When I scroll through Twitter, I find that a large proportion of “FinTwit” are part of the dividend income cult. Those Twitter pages that track the amount of dividends they receive each month and are looking to build X amount of “annual dividend income”.
Maybe it is made worse by the fact that I largely focus my investments towards index funds (because the statistics don’t lie) but there is also a fundamental reason why I don’t buy in to the dividend investing cult.
In my opinion, dividend stocks are no different to normal stocks. If you take the equivalent company (same market capitalisation, same revenue, same profit, same outlook), there should be no difference based on whether the company pays a dividend or not. The total return (i.e. stock appreciation + dividend income) would be exactly the same between the dividend paying stock and the stock that does not pay dividends.
For me, a dividend is effectively a forced sale of a small percentage of a given stock. It makes no difference to the total return you receive from a particular investment. If you want to receive an income from your investments, you always have the option to sell the equivalent amount that you otherwise have received from a stock if it paid dividends.
Those within the “dividend income cult” often suggest that dividend paying companies are “safer” than non-dividend paying companies. Particularly those dividend paying companies that are listed as Dividend Aristocrats. I completely disagree with this.
Just because a company is paying a dividend (and continues to) does not make it a safe investment. For example, AT&T is listed as a Dividend Aristocrat but here are the returns if you had invested in AT&T (including dividends):
1 year = -7.1%
3 years = -14.1%
5 years = -12.5%
The company might pay an attractive dividend of around 6% but it has hardly been a stellar performer. The S&P500 index tracker (£VUSA) has returned the following over the same period (without dividends):
1 year = -5.1%
3 years = +43.5%
5 years = =+78.0%
£VUSA also pays a 1.4% dividend on top. So as you can see, by investing in AT&T, you would have lost out significantly.
Overall, dividends are likely to hurt a company’s stock performance since the money paid out in dividends would likely be better invested back into the business to improve future returns for shareholders. Paying a dividend puts a stop to the compounding of that cash (unless re-invested by the shareholder).
Innovation also appears to be getting faster and faster. Therefore, those companies that appear to have a moat are actually being overtaken quicker. A recent study by McKinsey found that the average life-span of companies listed in Standard & Poor’s 500 was 61 years in 1958. Today, it is less than 18 years. McKinsey believes that, in 2027, 75% of the companies currently quoted on the S&P 500 will have disappeared.
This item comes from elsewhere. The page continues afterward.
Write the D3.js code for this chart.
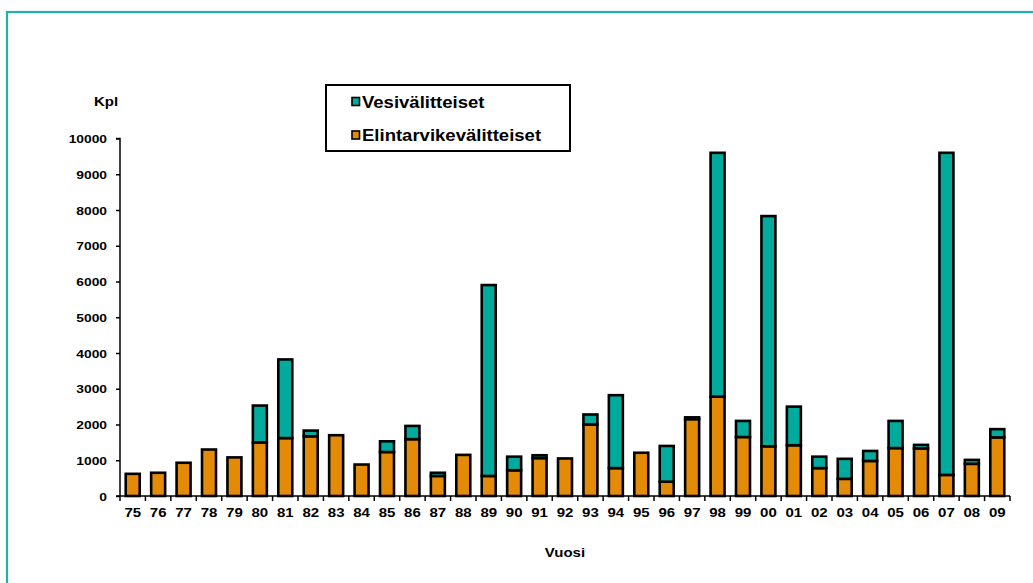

So as you can see, companies are not “living” as long as they used to. You also have to consider that nearly 60 per cent of global stocks over the past 28 years did not outperform one-month treasury bills. Dividend paying companies are no exception to this.
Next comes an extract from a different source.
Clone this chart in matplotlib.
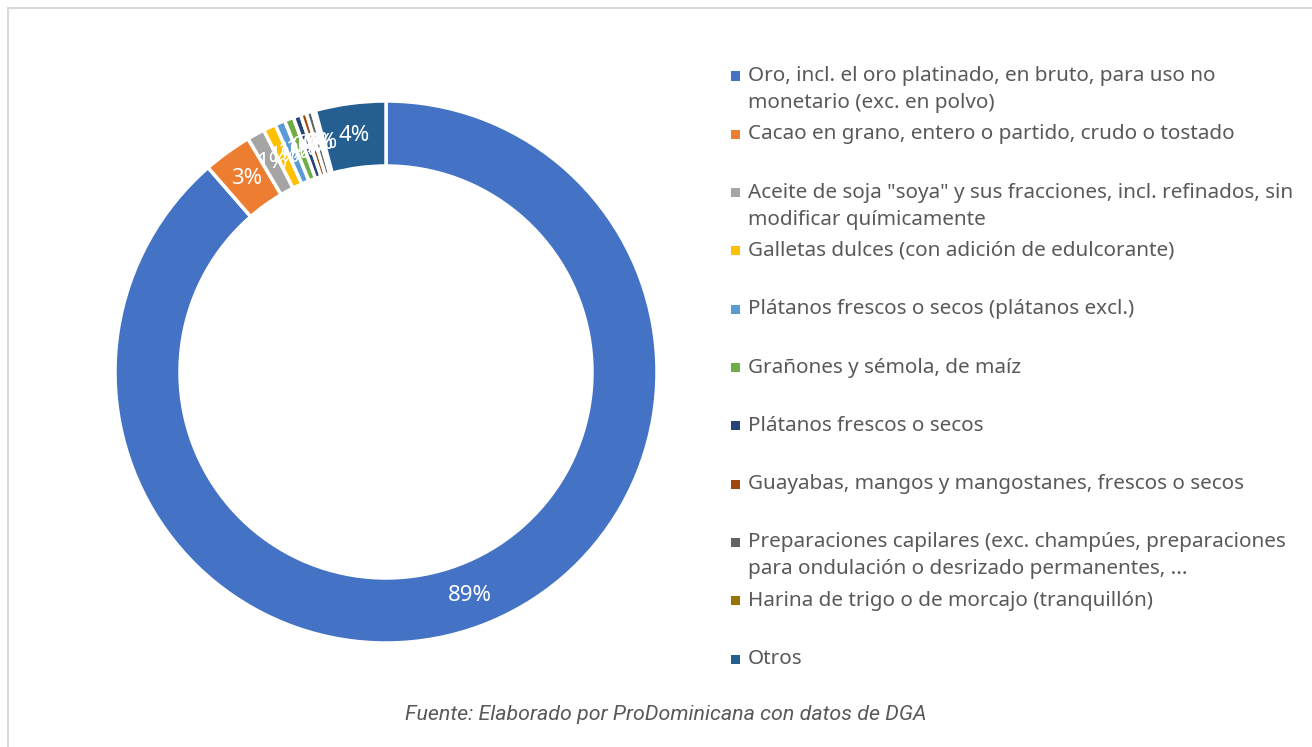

If anything, those companies paying dividends are likely mature businesses that are now able to give surplus cash back to their shareholders. But the next phase in the business life cycle would therefore be decline.
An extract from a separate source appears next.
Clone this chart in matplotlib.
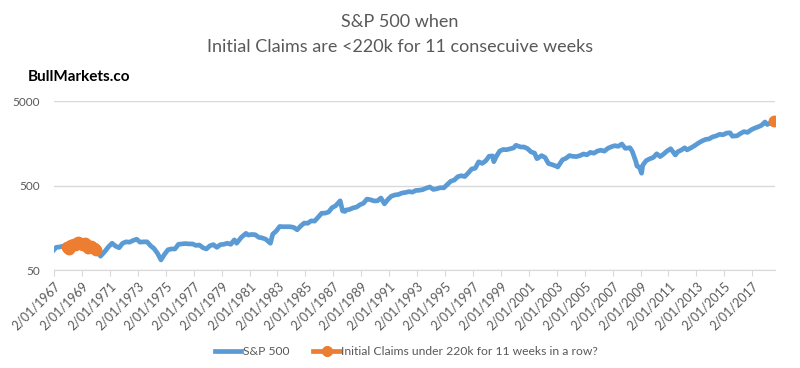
import numpy as np
import pandas as pd
import matplotlib
matplotlib.use("Agg")
import matplotlib.pyplot as plt
from matplotlib.lines import Line2D

plt.rcParams['font.family'] = ['Lato', 'DejaVu Sans']

# --- S&P 500 (approx. quarterly, plus a few extremes) ---
SPX_DATES = [
    "1967-02", "1967-04", "1967-07", "1967-10",
    "1968-01", "1968-04", "1968-07", "1968-10", "1968-12",
    "1969-01", "1969-04", "1969-07", "1969-10",
    "1970-01", "1970-04", "1970-06", "1970-10",
    "1971-01", "1971-04", "1971-07", "1971-10",
    "1972-01", "1972-04", "1972-07", "1972-10", "1973-01",
    "1973-04", "1973-07", "1973-10",
    "1974-01", "1974-04", "1974-07", "1974-10",
    "1975-01", "1975-04", "1975-07", "1975-10",
    "1976-01", "1976-04", "1976-07", "1976-10",
    "1977-01", "1977-04", "1977-07", "1977-10",
    "1978-01", "1978-04", "1978-07", "1978-10",
    "1979-01", "1979-04", "1979-07", "1979-10",
    "1980-01", "1980-03", "1980-07", "1980-11",
    "1981-01", "1981-04", "1981-07", "1981-10",
    "1982-01", "1982-04", "1982-08", "1982-10",
    "1983-01", "1983-04", "1983-07", "1983-10",
    "1984-01", "1984-04", "1984-07", "1984-10",
    "1985-01", "1985-04", "1985-07", "1985-10",
    "1986-01", "1986-04", "1986-07", "1986-10",
    "1987-01", "1987-04", "1987-08", "1987-10", "1987-12",
    "1988-01", "1988-04", "1988-07", "1988-10",
    "1989-01", "1989-04", "1989-07", "1989-10",
    "1990-01", "1990-04", "1990-07", "1990-10",
    "1991-01", "1991-04", "1991-07", "1991-10",
    "1992-01", "1992-04", "1992-07", "1992-10",
    "1993-01", "1993-04", "1993-07", "1993-10",
    "1994-01", "1994-04", "1994-07", "1994-10",
    "1995-01", "1995-04", "1995-07", "1995-10",
    "1996-01", "1996-04", "1996-07", "1996-10",
    "1997-01", "1997-04", "1997-07", "1997-10",
    "1998-01", "1998-04", "1998-07", "1998-08", "1998-10",
    "1999-01", "1999-04", "1999-07", "1999-10",
    "2000-01", "2000-03", "2000-07", "2000-10",
    "2001-01", "2001-04", "2001-07", "2001-09", "2001-10",
    "2002-01", "2002-04", "2002-07", "2002-10",
    "2003-01", "2003-03", "2003-07", "2003-10",
    "2004-01", "2004-04", "2004-07", "2004-10",
    "2005-01", "2005-04", "2005-07", "2005-10",
    "2006-01", "2006-04", "2006-07", "2006-10",
    "2007-01", "2007-04", "2007-07", "2007-10",
    "2008-01", "2008-05", "2008-07", "2008-10", "2008-11",
    "2009-01", "2009-03", "2009-04", "2009-07", "2009-10",
    "2010-01", "2010-04", "2010-07", "2010-10",
    "2011-01", "2011-04", "2011-08", "2011-10",
    "2012-01", "2012-04", "2012-06", "2012-10",
    "2013-01", "2013-04", "2013-07", "2013-10",
    "2014-01", "2014-04", "2014-07", "2014-10",
    "2015-01", "2015-04", "2015-07", "2015-09",
    "2016-01", "2016-04", "2016-07", "2016-10",
    "2017-01", "2017-04", "2017-07", "2017-10",
    "2018-01", "2018-03", "2018-07", "2018-09",
]
SPX_VALUES = [
    87, 93, 94, 96,
    95, 92, 101, 103, 106,
    103, 102, 92, 97,
    85, 82, 73, 84,
    95, 104, 96, 92,
    104, 108, 107, 112, 116,
    107, 108, 108,
    97, 90, 79, 66,
    77, 87, 89, 89,
    101, 102, 103, 102,
    102, 98, 99, 92,
    89, 97, 100, 93,
    100, 101, 104, 101,
    114, 104, 122, 136,
    130, 132, 131, 122,
    120, 116, 104, 133,
    145, 164, 163, 163,
    163, 160, 150, 166,
    180, 179, 191, 190,
    211, 235, 236, 243,
    274, 288, 330, 251, 247,
    257, 261, 272, 278,
    297, 309, 346, 340,
    329, 330, 356, 304,
    343, 375, 387, 392,
    408, 414, 424, 418,
    438, 440, 448, 467,
    481, 450, 458, 472,
    470, 514, 562, 581,
    636, 654, 639, 705,
    786, 801, 954, 914,
    980, 1111, 1120, 957, 1098,
    1279, 1335, 1328, 1362,
    1394, 1498, 1430, 1429,
    1366, 1249, 1211, 1040, 1059,
    1130, 1076, 911, 885,
    855, 830, 1008, 1050,
    1131, 1107, 1101, 1130,
    1181, 1156, 1234, 1207,
    1280, 1310, 1276, 1377,
    1438, 1482, 1455, 1549,
    1378, 1400, 1267, 968, 850,
    826, 700, 872, 987, 1036,
    1074, 1187, 1101, 1183,
    1286, 1363, 1150, 1253,
    1312, 1398, 1320, 1412,
    1498, 1597, 1685, 1756,
    1782, 1883, 1931, 2018,
    1995, 2086, 2104, 1920,
    1940, 2065, 2173, 2126,
    2279, 2384, 2470, 2575,
    2824, 2640, 2816, 2890,
]

# --- weeks with initial claims < 220k for 11 weeks in a row ---
SIG_DATES = [
    "1968-01", "1968-02", "1968-03", "1968-04", "1968-05", "1968-06",
    "1968-07", "1968-08", "1968-09", "1968-10", "1968-11", "1968-12",
    "1969-01", "1969-02", "1969-03", "1969-04", "1969-05", "1969-06",
    "1969-07", "1969-08", "1969-09", "1969-10", "1969-11", "1969-12",
    "1970-01", "1970-02",
    "2018-09",
]
SIG_VALUES = [
    95, 92, 90, 96, 99, 100,
    101, 98, 102, 103, 107, 106,
    103, 101, 100, 103, 104, 98,
    92, 95, 94, 97, 95, 92,
    88, 86,
    2890,
]

TICK_YEARS = list(range(1967, 2018, 2))

BLUE = "#5B9BD5"
ORANGE = "#ED7D31"
GREY = "#595959"

spx_x = pd.to_datetime(SPX_DATES)
sig_x = pd.to_datetime(SIG_DATES)

fig = plt.figure(figsize=(8.0, 3.68), dpi=100)
ax = fig.add_axes([0.0675, 0.266, 0.9015, 0.4595])

ax.plot(spx_x, SPX_VALUES, color=BLUE, lw=3.4, solid_joinstyle="round", zorder=2)
ax.plot(sig_x, SIG_VALUES, ls="none", marker="o", ms=7.5, color=ORANGE,
        mec=ORANGE, zorder=3)

ax.set_yscale("log")
ax.set_ylim(50, 5000)
ax.set_yticks([50, 500, 5000])
ax.set_yticklabels(["50", "500", "5000"])
ax.yaxis.set_minor_locator(matplotlib.ticker.NullLocator())
ax.tick_params(axis="y", length=0, labelsize=8.5, colors=GREY, pad=10)
ax.grid(axis="y", color="#D9D9D9", lw=1)
ax.set_axisbelow(True)

ticks = pd.to_datetime([f"{y}-02-01" for y in TICK_YEARS])
ax.set_xticks(ticks)
ax.set_xticklabels([f"2/01/{y}" for y in TICK_YEARS], rotation=45,
                   ha="right", va="top", rotation_mode="anchor")
ax.tick_params(axis="x", length=4, color="#D9D9D9", labelsize=9,
               labelcolor=GREY, pad=3)
ax.set_xlim(pd.Timestamp("1967-02-01"), pd.Timestamp("2018-09-25"))

for s in ("top", "right", "left"):
    ax.spines[s].set_visible(False)
ax.spines["bottom"].set_color("#D9D9D9")

fig.text(0.5, 0.940, "S&P 500 when", ha="center", va="center",
         fontsize=13, color=GREY)
fig.text(0.5, 0.872, "Initial Claims are <220k for 11 consecuive weeks",
         ha="center", va="center", fontsize=13, color=GREY)
fig.text(0.035, 0.79, "BullMarkets.co", ha="left", va="center",
         fontsize=11, fontweight="bold", color="black")

handles = [
    Line2D([], [], color=BLUE, lw=3.4),
    Line2D([], [], color=ORANGE, lw=3.4, marker="o", ms=7),
]
fig.legend(handles, ["S&P 500", "Initial Claims under 220k for 11 weeks in a row?"],
           loc="center", bbox_to_anchor=(0.508, 0.045), ncol=2, frameon=False,
           fontsize=8.7, labelcolor=GREY, handlelength=2.2, handletextpad=0.1,
           columnspacing=2.0)

fig.savefig("out.png", dpi=100)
Those businesses that are most likely to provide more extreme returns are probably those within the start-up or growth phases. These companies can be more nimble and develop products or services that can disrupt the incumbent mature businesses of today. However, finding these disruptive businesses is very difficult with only 1% of stocks accounting for all of global stock market wealth creation.
So all of the above is why I am not a devoted dividend income cult supporter. Dividends are just a distraction from focussing on the important figure which is total return on investment.